На первый взгляд это очередной фильм о серийном убийце, погибают маленькие девочки. День убийства всегда один и тот же - среда. В ходе расследования капитан Петр Моисеев попадает в город Светлогорск. Ему предстоит раскрыть тайны этого маленького городка и вычислить убийцу, но прежде всего - преодолеть собственный страх. В последней фразе, по словам Алексея Гуськова, снявшегося в роли капитана Моисеева, и кроется секрет "Государя".
Российская газета: Почему вы согласились сниматься в "страшилке"?
Алексей Гуськов: А это не очередная "страшилка". В "Государе" мне было интересно ощущение одиночества человека, находящегося в пограничной ситуации. А эта тема меня всегда волновала. Помните, как у Достоевского: "Если вы посвятили жизнь исследованию человеческого характера, то никогда не жалейте об этом, не думайте о потраченном времени".
РГ: Почему же ваш герой в одиночестве?
Гуськов: Потому что мир переделывают "принцы крови", образно говоря. А они в одиночестве по определению. Так что в целом фильм задумывался и получился об одиночестве.
РГ: Не о тотальном страхе?
Гуськов: И, конечно же, о страхе. Герой попадает в зону зла, порождающего страх. Страх же вновь порождает зло, и так до бесконечности. Вот эту цепь и разрубает мой герой.
РГ: Вы свободны от страха?
Гуськов: Да ну что вы! Конечно, боялся и боюсь. За детей всегда переживаю. За родителей, родных, друзей. У каждого - свой страх. Кто-то боится летать на самолетах. Я - сын летчика, погибшего при исполнении служебных обязанностей. И до сих пор, куда бы ни летел, у меня с мамой договоренность: звонок - "вылетел", звонок - "прилетел".

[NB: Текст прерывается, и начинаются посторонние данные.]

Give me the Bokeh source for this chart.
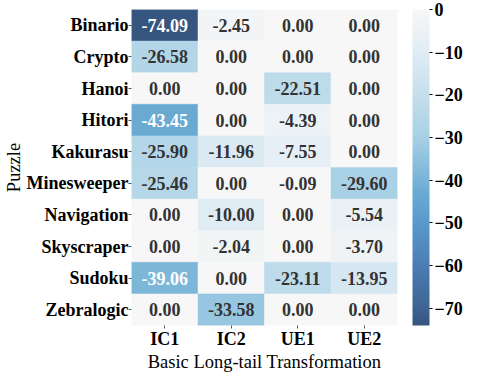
import numpy as np
from bokeh.plotting import figure
from bokeh.models import ColumnDataSource, LinearColorMapper, ColorBar, FixedTicker, AllLabels
from bokeh.transform import transform
from bokeh.core.properties import value
from bokeh.embed import file_html
from bokeh.resources import INLINE

puzzles = ["Binario", "Crypto", "Hanoi", "Hitori", "Kakurasu", "Minesweeper",
           "Navigation", "Skyscraper", "Sudoku", "Zebralogic"]
transforms = ["IC1", "IC2", "UE1", "UE2"]
ic1 = [-74.09, -26.58, 0.00, -43.45, -25.90, -25.46, 0.00, 0.00, -39.06, 0.00]
ic2 = [-2.45, 0.00, 0.00, 0.00, -11.96, 0.00, -10.00, -2.04, 0.00, -33.58]
ue1 = [0.00, 0.00, -22.51, -4.39, -7.55, -0.09, 0.00, 0.00, -23.11, 0.00]
ue2 = [0.00, 0.00, 0.00, 0.00, 0.00, -29.60, -5.54, -3.70, -13.95, 0.00]
cbar_ticks = [0, -10, -20, -30, -40, -50, -60, -70]

cols = {"IC1": ic1, "IC2": ic2, "UE1": ue1, "UE2": ue2}
xs, ys, vals, labels, tcol = [], [], [], [], []
for t in transforms:
    for pz, v in zip(puzzles, cols[t]):
        xs.append(t); ys.append(pz); vals.append(v)
        labels.append(f"{v:.2f}")
        tcol.append("white" if v < -37 else "#333333")
src = ColumnDataSource(dict(x=xs, y=ys, v=vals, label=labels, tc=tcol))

vmin = min(min(ic1), min(ic2), min(ue1), min(ue2))

# palette: dark (low) -> light (high)
stops = [(0.0, (0x36, 0x55, 0x7f)), (0.06, (0x3f, 0x65, 0x94)), (0.19, (0x4c, 0x7d, 0xb5)),
         (0.33, (0x5a, 0x9b, 0xcd)), (0.42, (0x6a, 0xaa, 0xd3)), (0.46, (0x78, 0xb4, 0xd7)),
         (0.60, (0xa9, 0xd1, 0xe5)), (0.65, (0xb3, 0xd6, 0xe8)), (0.73, (0xc6, 0xdf, 0xec)),
         (0.865, (0xe0, 0xec, 0xf4)), (1.0, (0xf7, 0xf7, 0xf7))]
pal = []
for i in range(256):
    f = i / 255
    for (a, ca), (b, cb) in zip(stops[:-1], stops[1:]):
        if a <= f <= b:
            w = (f - a) / (b - a)
            c = tuple(int(round(ca[k] + (cb[k] - ca[k]) * w)) for k in range(3))
            break
    pal.append("#%02x%02x%02x" % c)

mapper = LinearColorMapper(palette=pal, low=vmin, high=0)

FW, FH = 266, 316
FONT = value("Liberation Serif")
p = figure(x_range=transforms, y_range=list(reversed(puzzles)),
           frame_width=FW, frame_height=FH,
           output_backend="svg", toolbar_location=None, min_border_left=0,
           min_border_top=9, min_border_right=70, min_border_bottom=0)
p.outline_line_color = None
p.grid.grid_line_color = None
p.rect(x="x", y="y", width=1, height=1, source=src,
       fill_color=transform("v", mapper), line_color=transform("v", mapper), line_width=0.5)
p.text(x="x", y="y", text="label", source=src, text_color="tc",
       text_align="center", text_baseline="middle", text_font=FONT,
       text_font_style="bold", text_font_size="18px")

for ax in (p.xaxis[0], p.yaxis[0]):
    ax.axis_line_color = None
    ax.major_tick_out = 3
    ax.major_tick_in = 0
    ax.major_tick_line_color = "#555555"
    ax.major_label_text_font = "Liberation Serif"
    ax.major_label_text_font_style = "bold"
    ax.major_label_text_font_size = "18px"
    ax.major_label_text_color = "black"
    ax.major_label_standoff = 0
    ax.axis_label_text_font = "Liberation Serif"
    ax.axis_label_text_font_style = "normal"
    ax.axis_label_text_font_size = "18.5px"
    ax.axis_label_text_color = "black"
    ax.axis_label_standoff = 0
p.xaxis.axis_label = "Basic Long-tail Transformation"
p.yaxis.axis_label = "Puzzle"

cb = ColorBar(color_mapper=mapper, width=17, height=FH, padding=0, margin=0,
              location=(FW + 15, 0),
              ticker=FixedTicker(ticks=cbar_ticks), bar_line_color=None,
              major_tick_out=3, major_tick_in=0, major_tick_line_color="black",
              minor_tick_line_color=None, label_standoff=2,
              major_label_policy=AllLabels(),
              background_fill_color=None, border_line_color=None,
              major_label_text_font="Liberation Serif",
              major_label_text_font_style="bold", major_label_text_font_size="18px",
              major_label_text_color="black")
p.add_layout(cb)

open("out.html", "w").write(file_html(p, INLINE))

РГ: Тогда зачем вы работаете на съемочной площадке без каскадера?
Гуськов: Это кажущееся впечатление, что я рискую. Вся эта моя импровизация на самом деле хорошо отрепетирована. Я 15 раз протаптываю дорожку, смотрю, кто меня страхует, проверяю, куда я падаю, каким местом. Вспомнил про "Турецкий гамбит" - там и вовсе намучался. У болгар "да" и "нет" имеют значения, строго противоположные нашим. И с болгарскими лошадьми то же самое. Они понимают команды "по-болгарски". Перестраиваться было очень трудно.
РГ: Кстати, о "Турецком гамбите". Вот высшая форма страха - война.
Гуськов: Война - это другая форма жизни. Спрессованная. Конечно, человек на войне боится. Но на поле боя в солдате та крайняя степень страха, когда он, наоборот, уже проникается той храбростью, какой был лишен прежде. Я не был на войне, но примерно представляю, как ужас может подхлестнуть. В детстве, помню, перепрыгнул через забор ростом с меня, испугавшись до жути мчавшейся на меня стаи собак. А на войне смертей вокруг так много, что к смерти привыкаешь. Почитайте воспоминания лагерных людей, как они описывают любовь, как они описывают свои совершенно естественные человеческие желания. Это - жизнь! Лагерная, но жизнь. На войне, но жизнь. В провинции, но жизнь. В столице, но жизнь. Все это формы жизни. Со своими страхами и победами.
РГ: Значит, можно жить и при фашизме.
Гуськов: Получается, что да. Да-да! Человек способен жить в любых условиях. Утром встать, поесть, пойти на работу, снова лечь спать.
РГ: Но это же не жизнь, а существование.
Гуськов: А для них - жизнь. Все дело в разных системах отсчета. И если человек не знает другого, если он не видел, не слышал другого, для него та жизнь, какой он живет, - нормальное состояние. Пока кто-то не придет и не разрубит этот гордиев узел, как мой герой.